The two communities have waged attacks against each other for over a decade.
A senator representing Plateau North, Gyang Pwajok on Sunday reviewed the May 2013 peace deal between the Fulani and Berom in Plateau North and declared it “very fruitful.”
Mr. Pwajok who was speaking in Jos said that “the peace agreement has been successful.”
“It has yielded the desired fruits because there has been no gory incident since the two groups agreed to embrace and protect each other four months ago,” he said.
The two communities have waged attacks against each other for over a decade with hundreds of people killed while livestock, and farmlands were also destroyed.
The bloodbath persisted despite federal government intervention through the military’s Special Task Force (STF).
Mr. Pwajok initiated sessions of peace meetings between April and May during which the warring groups agreed to bury the hatchet and live in peace.
The senator said that he was particularly impressed with the resolve by leaders and the youth of both communities to respect and accept each other as one.
“I think the most impressive aspect of the resolve is the zeal to collaborate and collectively deal with conflict merchants out to disrupt the gains of the peace resolve. The communities have also found out that cow thieves and farm destroyers should be treated as individual cases and tackled that way without involving the entire community,” he said.
“There are still some elements of suspicion because villages that are routes of cattle thieves are seen as either abodes of the suspects or their conspirators which makes some villages vulnerable to attacks. But we are changing that impression with more enlightenment in the discussions. Again, with the attacks now very rare, the security agencies now have spare time to go after cattle rustlers and other petty criminals.”
Mr. Pwajok said some gangs, suspected to be responsible for cattle rustling, have been discovered and their operational tactics uncovered. He expressed optimism that the knowledge would help check the menace.
He said that community leaders were encouraged to settle cases of farm destruction by cattle with individuals involved rather than allow it to look like a communal issue that could rope in everyone.
“We have always said that such disagreements should never be communalized otherwise they attain wide dimensions that could snowball into major crises,” he said.
Mr. Pwajok advised Plateau residents to always be alert as “enemies” are always out to truncate the peace.
“Peace is not something you can easily get but where people are determined and can organise themselves to guard it, there will always be light at the end of the tunnel,” he stated.

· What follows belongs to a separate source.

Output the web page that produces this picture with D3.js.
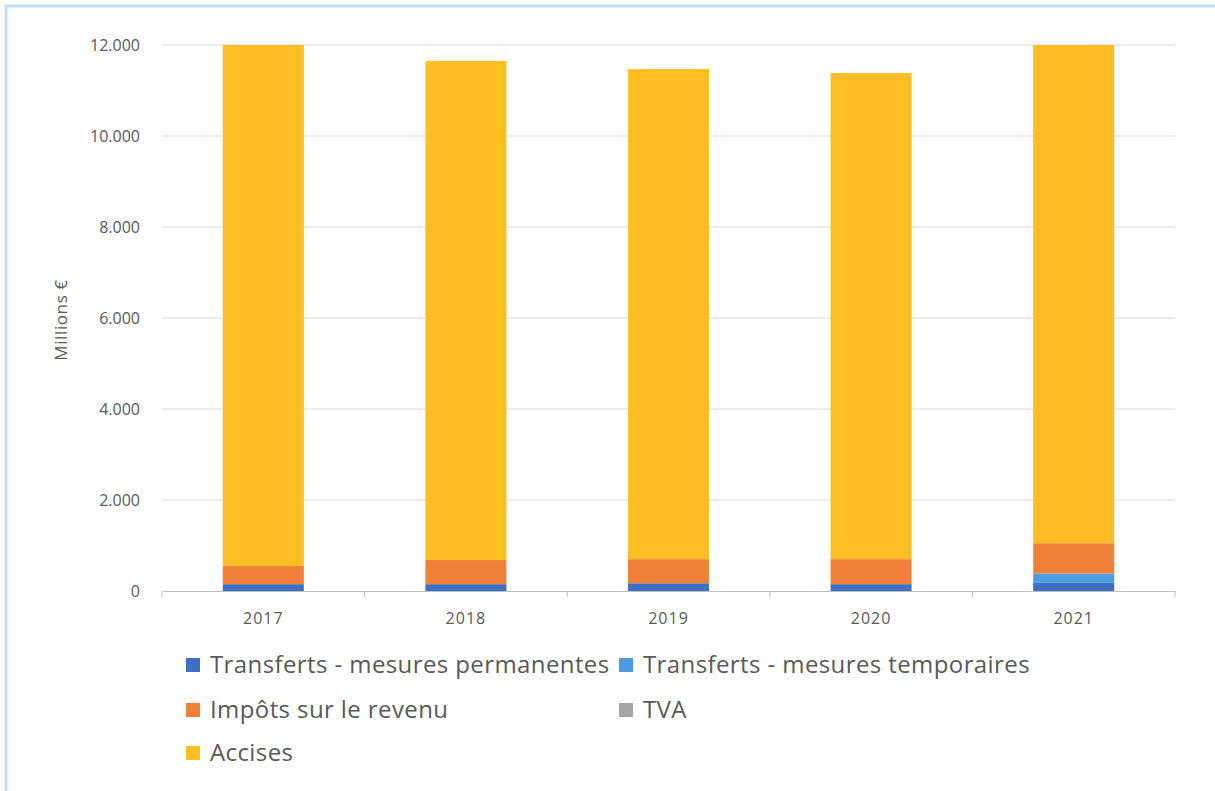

The senator praised leaders of both the Fulani and Berom communities for living up to their resolve to protect and embrace each other. He noted that this had confirmed that they were sincere in their pronouncements at the peace meetings.
The senator also spoke on the reported influx of more people into Jos and environs and advised the STF to “critically study,” rather than celebrate the rising traffic in the city.

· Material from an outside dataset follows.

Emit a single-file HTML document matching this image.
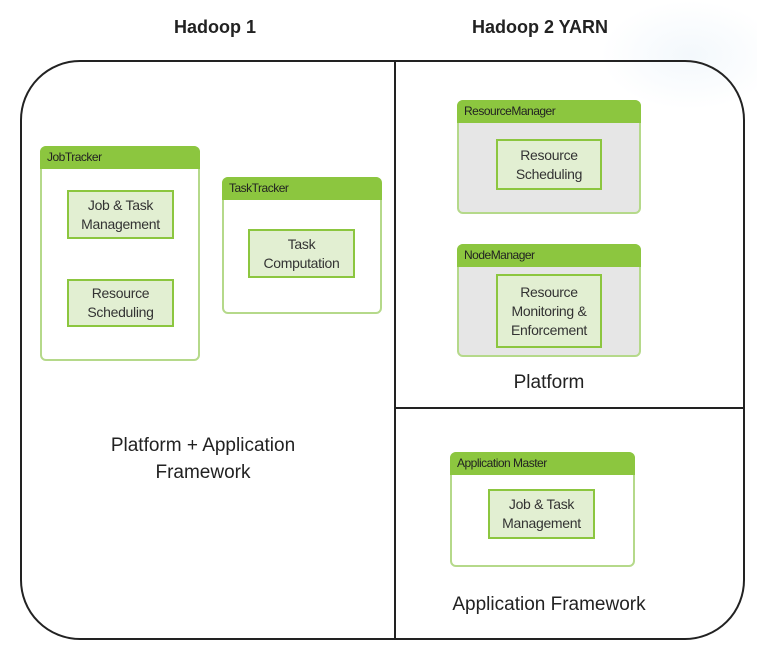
<!DOCTYPE html>
<html><head><style>
body{margin:0;width:757px;height:665px;background:#fff;position:relative;overflow:hidden;font-family:"Liberation Sans",sans-serif;}
.a{position:absolute;box-sizing:border-box;}
.box{border:2px solid #b5d98a;border-radius:6px;background:#fff;}
.hd{position:absolute;left:-2px;top:-2px;right:-2px;height:23px;background:#8cc63f;border-radius:6px 6px 0 0;font-family:"Liberation Sans Narrow","Liberation Sans",sans-serif;font-size:12px;color:#222;padding:4px 0 0 7px;box-sizing:border-box;letter-spacing:-0.5px;}
.in{border:2px solid #8cc63f;background:#e2efd2;font-family:"Liberation Sans Narrow","Liberation Sans",sans-serif;font-size:14px;color:#333;text-align:center;display:flex;align-items:center;justify-content:center;line-height:19px;letter-spacing:-0.3px;}
.t{position:absolute;font-size:19px;color:#222;text-align:center;}
</style></head><body>
<div class="a" style="left:600px;top:0;width:180px;height:110px;background:radial-gradient(ellipse at center,#f3f8fc 0%,#fff 70%);"></div>
<div class="t" style="left:115px;top:17px;width:200px;font-weight:bold;font-size:18px;">Hadoop 1</div>
<div class="t" style="left:440px;top:17px;width:200px;font-weight:bold;font-size:18px;">Hadoop 2 YARN</div>
<div class="a" style="left:20px;top:60px;width:725px;height:580px;border:2px solid #222;border-radius:60px;"></div>
<div class="a" style="left:394px;top:60px;width:2px;height:580px;background:#222;"></div>
<div class="a" style="left:395px;top:407px;width:349px;height:2px;background:#222;"></div>

<div class="a box" style="left:40px;top:146px;width:160px;height:215px;"><div class="hd">JobTracker</div></div>
<div class="a in" style="left:67px;top:190px;width:107px;height:49px;">Job &amp; Task<br>Management</div>
<div class="a in" style="left:67px;top:279px;width:107px;height:48px;">Resource<br>Scheduling</div>

<div class="a box" style="left:222px;top:177px;width:160px;height:137px;"><div class="hd">TaskTracker</div></div>
<div class="a in" style="left:248px;top:229px;width:107px;height:49px;">Task<br>Computation</div>

<div class="a box" style="left:457px;top:100px;width:184px;height:114px;background:#e6e6e6;"><div class="hd">ResourceManager</div></div>
<div class="a in" style="left:496px;top:139px;width:106px;height:51px;">Resource<br>Scheduling</div>

<div class="a box" style="left:457px;top:244px;width:184px;height:113px;background:#e6e6e6;"><div class="hd">NodeManager</div></div>
<div class="a in" style="left:496px;top:274px;width:106px;height:74px;">Resource<br>Monitoring &amp;<br>Enforcement</div>
<div class="t" style="left:449px;top:372px;width:200px;">Platform</div>

<div class="a box" style="left:450px;top:452px;width:185px;height:115px;"><div class="hd">Application Master</div></div>
<div class="a in" style="left:488px;top:489px;width:107px;height:50px;">Job &amp; Task<br>Management</div>
<div class="t" style="left:400px;top:594px;width:298px;">Application Framework</div>

<div class="t" style="left:53px;top:432px;width:300px;line-height:27px;">Platform + Application<br>Framework</div>
</body></html>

“Practically all roads and streets in Jos are recording very high traffic and I have often heard security agencies say that it signified a return of peace. I don’t agree much with that. I think it is rather a time to analyse this increase in traffic and the influx of more people because it could signal the arrival of insurgents fleeing from various directions.”
He said that such insurgents could take advantage of the peace in Plateau to re-launch their offensive and throw the state into fresh chaos, and advised security agencies to be “very alert.”
Mr. Pwajok particularly called for stiffer measures to safeguard Plateau borders with Bauchi, Nasarawa, Kaduna and Taraba.
“There must be a network of collaborative peace efforts; the STF must identify stranger elements and track down criminals by raiding their training grounds and camps.There must be improved and increased intelligence gathering to make for effective proactive steps so as to check criminals before they move,” he said.
The senator said special attention should be paid to the Bauchi border town of Toro and the surrounding settlements, and advised security agencies to comb “even the smallest settlements.”